With those that seemed a good match, I then read the blogs through thoroughly, exploring the blog content to get a feel for the blogger. I read through policies to find out whether the blogger was willing to be a host for a tour. If you are self-published as I am, you will find many blogs that are suitable in all respects, but they won’t review or look at self-pubs. So your list of potential bloggers will shrink, and you might have to go and search out even more blogger directories as I did. I also sought out bloggers to follow on Twitter and kept a list of those to work through. When you have a list of bloggers and start going through them, I also recommend that you  follow those blogs you plan to approach as a means of showing genuine interest in what they do.

How many bloggers do you need? Well, that depends on how long you want your tour to be, but you will need to start with a list that is much longer than your proposed tour, because you will need to allow for rejections and those who simply won't reply to your pitch. I thought that I would plan for a ten-day tour. I sent my original pitch to 31 bloggers and from that list I ended up with 7 bloggers accepting, 6 declining and 18 not replying. A contact from Goodreads recommended some other bloggers not on my list so I approached them and had 2 more acceptances. I was still one short, but I eventually got another from another blogger’s recommendation.

There was one thing I had expected to be difficult, but it sorted itself out quite easily. I was expecting some problems in assigning the ten dates to the ten bloggers.  Bloggers often have regular schedules for their guest posts, preferring to host or do interviews on the same day each week, and I expected that some of my bloggers would request the same dates, and that juggling this might be difficult. However, although some of the bloggers expressed a preference for a certain date within my nominated range, if that date was already taken, they were all accommodating and it was a very smooth process.
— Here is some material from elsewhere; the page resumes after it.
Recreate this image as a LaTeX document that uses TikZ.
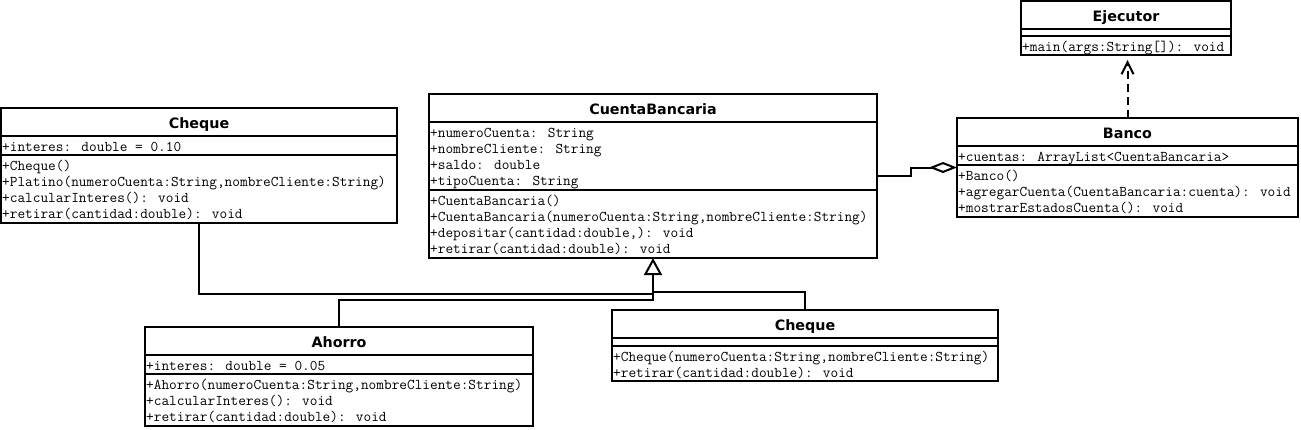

In fact, the process from sending out the 31 pitches, to having my ten bloggers took 5 days.

Happening at the same time as this process, was the planning of the schedule of guest posts, interviews, etc. I have read a lot of online information about blog tours over the past months, and have found that it is best practice in a blog tour not to have similar posts on consecutive days. My schedule has two back-to-back interviews, and two back-to-back excerpts, so I will be looking to vary these as much as possible - planning for very different questions with a different emphasis for the interviews, and different approaches and presentations of the excerpts to make them unique and different. I now have eight weeks left to plan, prepare and submit the posts.

If all this seems too much like hard work, it is, but there are many experienced blog tour organisers who can take the task off your hands. They arrange these tours every day of the week and have extensive networks of bloggers to draw on, and know exactly what genres they represent. I am pleased that I have done all the hard work of my upcoming tour myself but I feel daunted when I think ahead to planning another one. Next time, I will seriously consider paying the price to have it done for me.

Having planned my tour myself, I can’t actually recommend any tour planners for you to try if you want to go that way. You’d need to research this option for yourself, but it probably wouldn’t be as long and involved as the search for bloggers.  However, I have had some helpful advice and encouragement from a lovely woman named Teddy Rose this past week. She specialises in blog tours and I think I might certainly consider her as a starting point for help and advice for promoting my second book. If you’d like to check out what she can do for you in regard to planning a blog tour, check out the link below.

And if you are of an independent frame of mind and want to go it alone as I did, I’d like to hear about your experiences. I’ll be cheering you on.

Contact Teddy Rose here:

1 comment:

  1. Thanks so much for mentioning me. I know how much work it is setting up a tour, so I am glad to be able to do the time consuming part for authors. One word of caution to other authors who decide to put together a tour for themselves, like Kerry did, be sure to read book blogger's review policies and be sure to read there blog over to make sure they read your genre book. I cannot tell you how many book pitches that bloggers get that have nothing in common with what they actually read. It's a waist of your time and theirs.